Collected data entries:
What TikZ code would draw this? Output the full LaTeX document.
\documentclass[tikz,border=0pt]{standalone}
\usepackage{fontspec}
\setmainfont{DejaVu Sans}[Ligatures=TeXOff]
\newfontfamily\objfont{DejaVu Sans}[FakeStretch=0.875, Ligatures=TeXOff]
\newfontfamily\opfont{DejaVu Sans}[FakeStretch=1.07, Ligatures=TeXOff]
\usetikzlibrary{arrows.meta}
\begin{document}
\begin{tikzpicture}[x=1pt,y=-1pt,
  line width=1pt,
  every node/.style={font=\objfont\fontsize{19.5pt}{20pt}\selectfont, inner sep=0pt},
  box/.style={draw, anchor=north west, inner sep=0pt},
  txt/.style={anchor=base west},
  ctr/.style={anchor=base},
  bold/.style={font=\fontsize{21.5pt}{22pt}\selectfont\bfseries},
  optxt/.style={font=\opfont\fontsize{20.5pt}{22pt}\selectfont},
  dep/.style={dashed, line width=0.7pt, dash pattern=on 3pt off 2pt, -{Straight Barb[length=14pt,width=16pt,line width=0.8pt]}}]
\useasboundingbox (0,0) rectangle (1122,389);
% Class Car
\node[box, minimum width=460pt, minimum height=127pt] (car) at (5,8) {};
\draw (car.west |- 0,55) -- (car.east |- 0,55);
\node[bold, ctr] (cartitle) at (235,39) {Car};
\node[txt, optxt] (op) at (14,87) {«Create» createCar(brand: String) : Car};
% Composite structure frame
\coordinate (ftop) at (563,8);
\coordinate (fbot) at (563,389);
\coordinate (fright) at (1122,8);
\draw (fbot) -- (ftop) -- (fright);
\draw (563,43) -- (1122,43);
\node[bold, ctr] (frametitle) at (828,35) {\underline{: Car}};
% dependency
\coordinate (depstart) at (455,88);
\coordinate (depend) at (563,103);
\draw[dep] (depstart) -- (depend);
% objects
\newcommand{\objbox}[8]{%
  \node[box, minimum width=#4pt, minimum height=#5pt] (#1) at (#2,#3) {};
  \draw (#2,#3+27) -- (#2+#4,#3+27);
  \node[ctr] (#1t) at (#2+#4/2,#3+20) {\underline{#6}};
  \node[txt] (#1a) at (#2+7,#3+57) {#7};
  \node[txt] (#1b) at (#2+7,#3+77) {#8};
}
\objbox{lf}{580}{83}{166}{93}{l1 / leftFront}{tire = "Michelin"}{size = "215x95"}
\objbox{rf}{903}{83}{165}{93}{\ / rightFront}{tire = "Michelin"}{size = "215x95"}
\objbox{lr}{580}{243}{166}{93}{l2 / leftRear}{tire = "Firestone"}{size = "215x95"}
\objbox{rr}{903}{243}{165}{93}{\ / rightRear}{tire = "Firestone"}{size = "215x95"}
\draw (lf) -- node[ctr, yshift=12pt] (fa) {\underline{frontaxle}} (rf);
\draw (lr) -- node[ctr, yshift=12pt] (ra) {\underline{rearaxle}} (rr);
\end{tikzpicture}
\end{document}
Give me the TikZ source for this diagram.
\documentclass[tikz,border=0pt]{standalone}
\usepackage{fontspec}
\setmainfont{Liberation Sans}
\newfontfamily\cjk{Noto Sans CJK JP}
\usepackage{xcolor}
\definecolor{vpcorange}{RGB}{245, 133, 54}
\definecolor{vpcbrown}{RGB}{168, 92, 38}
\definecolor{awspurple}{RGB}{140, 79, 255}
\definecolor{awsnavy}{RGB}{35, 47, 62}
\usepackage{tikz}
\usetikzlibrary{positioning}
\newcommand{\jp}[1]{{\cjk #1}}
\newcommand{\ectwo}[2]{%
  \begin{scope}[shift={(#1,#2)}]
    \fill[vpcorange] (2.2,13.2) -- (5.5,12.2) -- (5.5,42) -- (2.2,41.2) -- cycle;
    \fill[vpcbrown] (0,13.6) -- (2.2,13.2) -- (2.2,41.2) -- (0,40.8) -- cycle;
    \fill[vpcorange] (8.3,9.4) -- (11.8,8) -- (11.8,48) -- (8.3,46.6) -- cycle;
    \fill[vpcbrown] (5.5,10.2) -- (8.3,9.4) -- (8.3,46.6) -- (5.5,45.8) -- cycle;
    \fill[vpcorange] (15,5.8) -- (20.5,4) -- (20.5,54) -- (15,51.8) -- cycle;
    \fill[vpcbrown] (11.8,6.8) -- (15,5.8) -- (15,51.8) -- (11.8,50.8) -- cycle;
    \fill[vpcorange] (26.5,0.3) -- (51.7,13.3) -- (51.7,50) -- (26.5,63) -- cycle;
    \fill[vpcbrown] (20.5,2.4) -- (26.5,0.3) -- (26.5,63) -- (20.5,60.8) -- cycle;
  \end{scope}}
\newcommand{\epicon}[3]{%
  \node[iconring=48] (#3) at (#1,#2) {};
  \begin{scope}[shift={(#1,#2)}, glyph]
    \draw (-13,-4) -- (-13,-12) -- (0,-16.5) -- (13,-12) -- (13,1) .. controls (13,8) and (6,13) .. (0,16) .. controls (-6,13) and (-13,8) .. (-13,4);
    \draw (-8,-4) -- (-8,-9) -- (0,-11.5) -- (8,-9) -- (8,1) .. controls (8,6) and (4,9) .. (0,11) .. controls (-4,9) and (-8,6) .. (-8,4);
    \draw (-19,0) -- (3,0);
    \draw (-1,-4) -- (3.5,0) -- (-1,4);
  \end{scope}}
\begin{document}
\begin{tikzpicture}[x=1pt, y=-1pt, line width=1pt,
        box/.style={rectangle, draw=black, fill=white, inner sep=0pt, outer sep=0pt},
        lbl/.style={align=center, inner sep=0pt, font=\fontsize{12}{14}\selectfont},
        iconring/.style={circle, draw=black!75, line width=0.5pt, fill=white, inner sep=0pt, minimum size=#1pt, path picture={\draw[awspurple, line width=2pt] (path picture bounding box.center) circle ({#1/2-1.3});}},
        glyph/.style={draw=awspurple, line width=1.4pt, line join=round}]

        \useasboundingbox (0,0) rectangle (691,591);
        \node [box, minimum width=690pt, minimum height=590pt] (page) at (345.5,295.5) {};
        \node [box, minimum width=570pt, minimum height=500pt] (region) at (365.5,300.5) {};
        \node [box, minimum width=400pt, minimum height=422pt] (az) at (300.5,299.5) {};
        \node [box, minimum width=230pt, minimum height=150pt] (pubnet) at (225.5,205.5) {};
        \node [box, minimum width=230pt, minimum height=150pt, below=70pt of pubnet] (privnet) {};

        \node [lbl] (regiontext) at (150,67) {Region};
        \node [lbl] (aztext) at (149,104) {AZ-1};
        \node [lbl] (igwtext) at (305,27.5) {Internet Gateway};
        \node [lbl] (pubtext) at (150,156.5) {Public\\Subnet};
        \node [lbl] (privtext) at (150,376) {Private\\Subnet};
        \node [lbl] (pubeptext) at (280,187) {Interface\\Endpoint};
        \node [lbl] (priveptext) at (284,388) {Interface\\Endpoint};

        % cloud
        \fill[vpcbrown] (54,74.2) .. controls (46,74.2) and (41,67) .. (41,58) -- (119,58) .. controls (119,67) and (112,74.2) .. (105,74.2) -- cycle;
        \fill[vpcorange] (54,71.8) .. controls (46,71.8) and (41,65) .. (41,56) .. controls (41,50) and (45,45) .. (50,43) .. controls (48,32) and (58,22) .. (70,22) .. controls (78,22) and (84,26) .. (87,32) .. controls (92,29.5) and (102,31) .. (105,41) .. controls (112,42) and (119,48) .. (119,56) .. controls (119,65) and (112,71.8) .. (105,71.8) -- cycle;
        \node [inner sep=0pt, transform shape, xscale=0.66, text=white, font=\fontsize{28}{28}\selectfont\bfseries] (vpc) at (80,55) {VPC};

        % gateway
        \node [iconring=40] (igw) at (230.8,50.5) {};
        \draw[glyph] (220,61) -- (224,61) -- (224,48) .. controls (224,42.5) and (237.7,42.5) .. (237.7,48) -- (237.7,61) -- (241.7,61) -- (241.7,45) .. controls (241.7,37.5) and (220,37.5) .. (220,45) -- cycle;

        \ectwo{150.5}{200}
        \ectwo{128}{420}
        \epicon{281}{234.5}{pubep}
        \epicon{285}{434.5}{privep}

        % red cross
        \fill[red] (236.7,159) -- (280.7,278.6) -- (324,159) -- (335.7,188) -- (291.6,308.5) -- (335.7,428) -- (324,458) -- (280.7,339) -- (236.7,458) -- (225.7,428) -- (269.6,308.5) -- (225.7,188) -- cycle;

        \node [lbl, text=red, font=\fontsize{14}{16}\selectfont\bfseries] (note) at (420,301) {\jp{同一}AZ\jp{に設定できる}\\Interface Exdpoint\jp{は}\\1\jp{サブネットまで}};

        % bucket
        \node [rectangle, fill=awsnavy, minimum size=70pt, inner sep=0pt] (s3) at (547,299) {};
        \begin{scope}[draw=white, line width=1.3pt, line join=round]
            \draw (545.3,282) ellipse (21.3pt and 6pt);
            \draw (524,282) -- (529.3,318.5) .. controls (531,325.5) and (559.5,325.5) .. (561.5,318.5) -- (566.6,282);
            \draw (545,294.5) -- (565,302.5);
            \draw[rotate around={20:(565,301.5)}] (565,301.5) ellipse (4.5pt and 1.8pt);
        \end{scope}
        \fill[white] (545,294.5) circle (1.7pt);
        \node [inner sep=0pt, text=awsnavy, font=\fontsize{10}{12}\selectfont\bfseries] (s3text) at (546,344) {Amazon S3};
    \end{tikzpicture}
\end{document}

What to work on: Select all lines in the listing that include the word "this".

Solution below:
What TikZ code would draw this? Output the full LaTeX document.
Give me the TikZ source for this diagram.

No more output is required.